EXERCISE AIM -> Among the lines of the listing below, retype exactly those from the one containing "Write the Apache ECharts code for this chart." through the one containing "var font = 'Lato';", both included. Do not include pictures.

--- BEGIN RECORD EXCERPTS ---

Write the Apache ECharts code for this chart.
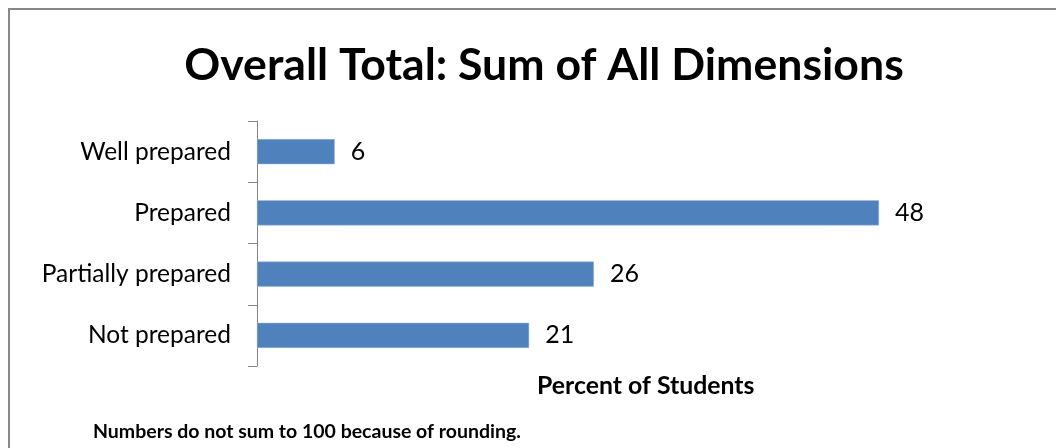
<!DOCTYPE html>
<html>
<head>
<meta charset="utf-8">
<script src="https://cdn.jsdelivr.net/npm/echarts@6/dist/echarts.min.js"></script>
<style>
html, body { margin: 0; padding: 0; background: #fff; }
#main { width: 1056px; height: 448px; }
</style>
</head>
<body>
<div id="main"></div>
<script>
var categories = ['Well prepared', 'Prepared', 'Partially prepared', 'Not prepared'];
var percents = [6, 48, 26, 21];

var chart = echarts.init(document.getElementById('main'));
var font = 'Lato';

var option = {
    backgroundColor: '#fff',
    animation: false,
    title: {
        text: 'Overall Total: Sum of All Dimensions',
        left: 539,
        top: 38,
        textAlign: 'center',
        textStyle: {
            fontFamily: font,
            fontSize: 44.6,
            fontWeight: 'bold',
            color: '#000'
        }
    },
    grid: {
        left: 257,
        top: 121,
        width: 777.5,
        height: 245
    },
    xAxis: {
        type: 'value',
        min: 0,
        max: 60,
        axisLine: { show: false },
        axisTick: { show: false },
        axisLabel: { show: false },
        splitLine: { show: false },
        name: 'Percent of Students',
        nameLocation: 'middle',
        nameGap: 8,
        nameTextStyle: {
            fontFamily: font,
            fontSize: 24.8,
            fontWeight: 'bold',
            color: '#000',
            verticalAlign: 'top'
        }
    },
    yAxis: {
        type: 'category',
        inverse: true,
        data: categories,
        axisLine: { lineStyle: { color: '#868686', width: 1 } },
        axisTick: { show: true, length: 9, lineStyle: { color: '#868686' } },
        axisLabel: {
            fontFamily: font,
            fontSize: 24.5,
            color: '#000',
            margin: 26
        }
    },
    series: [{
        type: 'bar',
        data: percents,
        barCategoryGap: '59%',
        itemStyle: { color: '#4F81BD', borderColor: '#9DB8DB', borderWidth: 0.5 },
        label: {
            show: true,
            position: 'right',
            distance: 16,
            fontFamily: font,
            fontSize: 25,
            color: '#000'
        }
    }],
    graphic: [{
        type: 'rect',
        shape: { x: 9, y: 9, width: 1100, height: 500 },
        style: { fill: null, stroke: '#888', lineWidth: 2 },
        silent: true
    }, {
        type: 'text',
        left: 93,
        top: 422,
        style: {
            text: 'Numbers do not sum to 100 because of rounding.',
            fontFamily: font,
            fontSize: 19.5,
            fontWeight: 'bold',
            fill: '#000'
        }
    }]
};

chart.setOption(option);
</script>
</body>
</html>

--- END RECORD EXCERPTS ---
--- BEGIN RECORD EXCERPTS ---

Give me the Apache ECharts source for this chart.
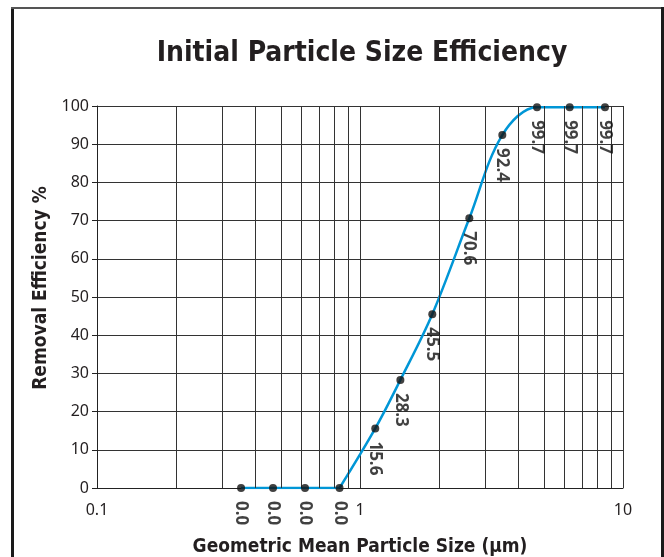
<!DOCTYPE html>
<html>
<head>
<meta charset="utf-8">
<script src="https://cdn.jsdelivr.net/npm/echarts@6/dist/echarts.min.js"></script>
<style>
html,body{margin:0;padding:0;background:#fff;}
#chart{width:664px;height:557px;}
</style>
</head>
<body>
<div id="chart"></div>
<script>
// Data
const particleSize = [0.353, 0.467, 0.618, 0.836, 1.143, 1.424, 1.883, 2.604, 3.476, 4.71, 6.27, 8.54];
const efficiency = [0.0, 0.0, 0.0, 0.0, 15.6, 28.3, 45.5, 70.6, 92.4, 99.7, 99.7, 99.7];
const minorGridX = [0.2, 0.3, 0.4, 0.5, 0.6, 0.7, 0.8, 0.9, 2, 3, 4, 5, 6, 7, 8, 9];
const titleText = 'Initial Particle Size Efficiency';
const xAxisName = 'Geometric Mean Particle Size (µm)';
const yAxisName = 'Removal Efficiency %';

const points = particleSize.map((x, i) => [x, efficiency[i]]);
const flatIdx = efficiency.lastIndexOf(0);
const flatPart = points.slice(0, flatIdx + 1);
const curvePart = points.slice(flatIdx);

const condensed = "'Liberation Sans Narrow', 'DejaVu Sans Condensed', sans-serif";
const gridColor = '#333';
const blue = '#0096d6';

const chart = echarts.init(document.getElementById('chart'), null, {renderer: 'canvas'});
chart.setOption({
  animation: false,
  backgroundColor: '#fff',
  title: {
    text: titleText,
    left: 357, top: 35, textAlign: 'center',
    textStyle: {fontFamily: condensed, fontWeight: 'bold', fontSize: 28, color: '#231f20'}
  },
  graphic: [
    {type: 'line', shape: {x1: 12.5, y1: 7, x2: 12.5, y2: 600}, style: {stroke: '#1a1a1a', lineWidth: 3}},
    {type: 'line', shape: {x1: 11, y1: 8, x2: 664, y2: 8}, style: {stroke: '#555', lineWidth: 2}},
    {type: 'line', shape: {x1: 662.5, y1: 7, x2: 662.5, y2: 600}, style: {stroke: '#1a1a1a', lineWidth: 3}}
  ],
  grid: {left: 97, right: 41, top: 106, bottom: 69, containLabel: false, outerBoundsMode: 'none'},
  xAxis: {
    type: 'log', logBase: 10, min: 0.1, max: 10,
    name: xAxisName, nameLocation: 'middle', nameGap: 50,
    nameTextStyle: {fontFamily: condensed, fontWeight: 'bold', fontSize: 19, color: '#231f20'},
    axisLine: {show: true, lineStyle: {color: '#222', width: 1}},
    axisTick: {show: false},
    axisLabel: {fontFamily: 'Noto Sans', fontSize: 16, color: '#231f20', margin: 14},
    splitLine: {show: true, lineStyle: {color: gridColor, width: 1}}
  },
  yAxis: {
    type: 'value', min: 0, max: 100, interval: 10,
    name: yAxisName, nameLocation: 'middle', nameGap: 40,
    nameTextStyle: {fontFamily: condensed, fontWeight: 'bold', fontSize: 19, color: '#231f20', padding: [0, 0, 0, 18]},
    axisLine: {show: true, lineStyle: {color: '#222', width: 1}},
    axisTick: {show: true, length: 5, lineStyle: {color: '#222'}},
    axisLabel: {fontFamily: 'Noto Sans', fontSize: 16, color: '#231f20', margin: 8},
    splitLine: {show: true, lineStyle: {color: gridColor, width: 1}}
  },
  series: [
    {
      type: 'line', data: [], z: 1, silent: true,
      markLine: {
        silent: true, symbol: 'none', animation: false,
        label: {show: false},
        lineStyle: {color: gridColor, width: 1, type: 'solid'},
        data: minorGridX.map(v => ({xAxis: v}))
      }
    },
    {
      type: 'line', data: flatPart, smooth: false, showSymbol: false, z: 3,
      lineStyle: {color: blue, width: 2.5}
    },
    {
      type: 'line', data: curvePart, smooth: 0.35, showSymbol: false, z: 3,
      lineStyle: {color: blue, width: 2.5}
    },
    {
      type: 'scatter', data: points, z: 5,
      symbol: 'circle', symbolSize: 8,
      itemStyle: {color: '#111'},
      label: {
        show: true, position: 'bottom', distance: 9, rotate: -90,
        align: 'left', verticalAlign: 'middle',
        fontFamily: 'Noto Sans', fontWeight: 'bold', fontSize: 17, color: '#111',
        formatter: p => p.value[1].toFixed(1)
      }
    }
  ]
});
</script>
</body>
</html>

--- END RECORD EXCERPTS ---

EXERCISE RESULT ->
Write the Apache ECharts code for this chart.
<!DOCTYPE html>
<html>
<head>
<meta charset="utf-8">
<script src="https://cdn.jsdelivr.net/npm/echarts@6/dist/echarts.min.js"></script>
<style>
html, body { margin: 0; padding: 0; background: #fff; }
#main { width: 1056px; height: 448px; }
</style>
</head>
<body>
<div id="main"></div>
<script>
var categories = ['Well prepared', 'Prepared', 'Partially prepared', 'Not prepared'];
var percents = [6, 48, 26, 21];

var chart = echarts.init(document.getElementById('main'));
var font = 'Lato';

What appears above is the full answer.